The blazon of the arms provided in the MB Cerimonial is:

On a samnitic shield quarterly (1) or a cross of the Order of Christ throughout; (2) gules five flowers or; (3) argent a tree vert fructed or; (4) azure twelve stars in cross argent.
Joseph McMillan, 25 March 2001

According to the Brazilian Navy journal Revista Marítima Brasileira, 117:4/6, Apr-Jun 1997, page 18, the coat of arms on this flag was approved for the solemn commemoration of the 150th anniversary of Tamandaré's birth in 1957. There would have been no "ancient" Tamandaré arms because the admiral did not come from a noble family. He was born Joaquim Marques Lisboa in Rio Grande, State of Rio Grande do Sul, on 13 December 1807. He entered the Royal Midshipmen's Academy (Academia Real dos Guarda-Marinhas) in 1814 and went to sea in the frigate Niterói of the new Brazilian Navy in 1823. Marques Lisboa was promoted to chefe de esquadra (rear admiral) in 1854, to vice admiral in 1856, and ennobled as Barão de Tamandaré in 1860. (The Brazilian Empire had only life peerages, no hereditary titles.) He was elevated to viscount in 1865 and commanded the Brazilian naval forces in the War of the Triple Alliance against Paraguay. He was promoted to admiral in 1867 and elevated to count. In 1879, at the age of 72, the admiral was credited with saving Emperor Dom Pedro II from drowning. On his 80th birthday in 1887 he was made Marquês de Tamandaré. He retired from the Navy after the 1889 revolution and died on 20 March 1897.

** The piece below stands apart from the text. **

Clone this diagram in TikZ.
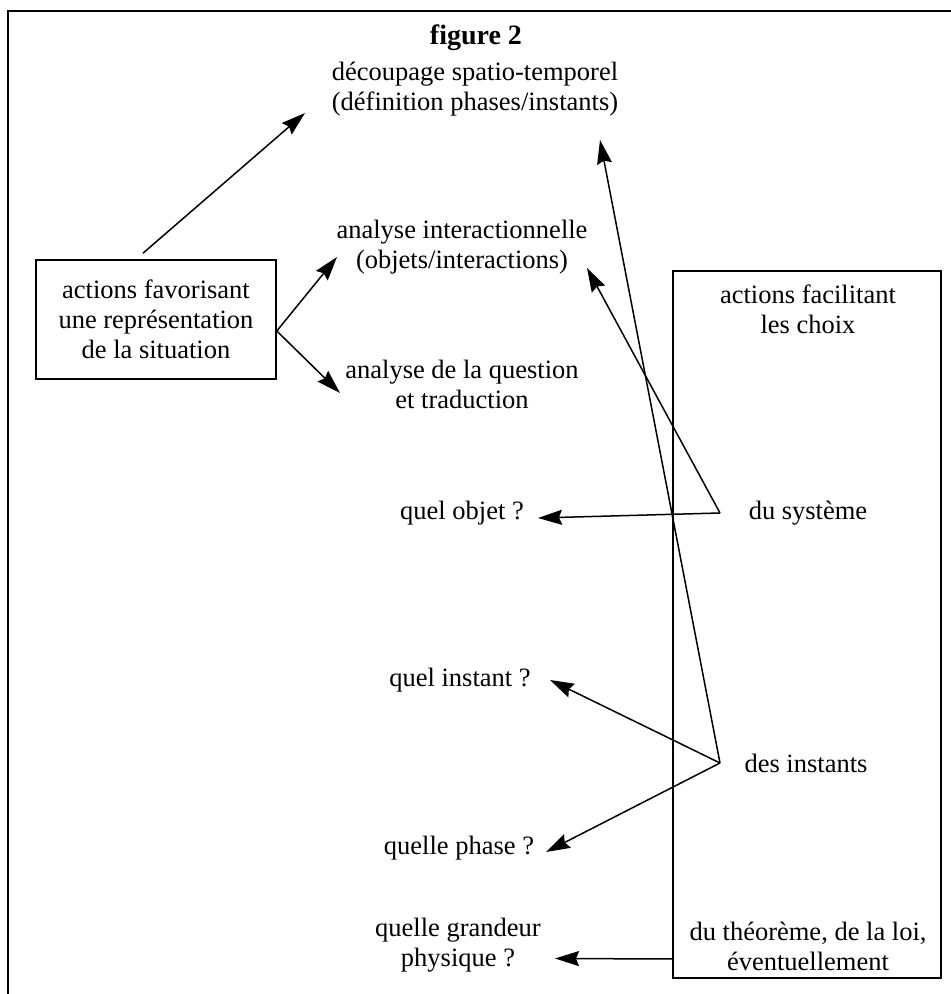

Tamandaré was originally buried at Botafogo Beach in Rio de Janeiro, near the naval headquarters. In December 1994, however, his remains were moved, in accordance with his own wishes, to his home city of Rio Grande. The urns containing his remains and those of his wife were covered by small Imperial Brazilian flags during the transfer, reflecting Tamandaré's wish: "I want to go covered by the flag I defended all my life." When the urns arrived at the new grave in Rio Grande, the Patron of the Navy flag was hoisted on the monument.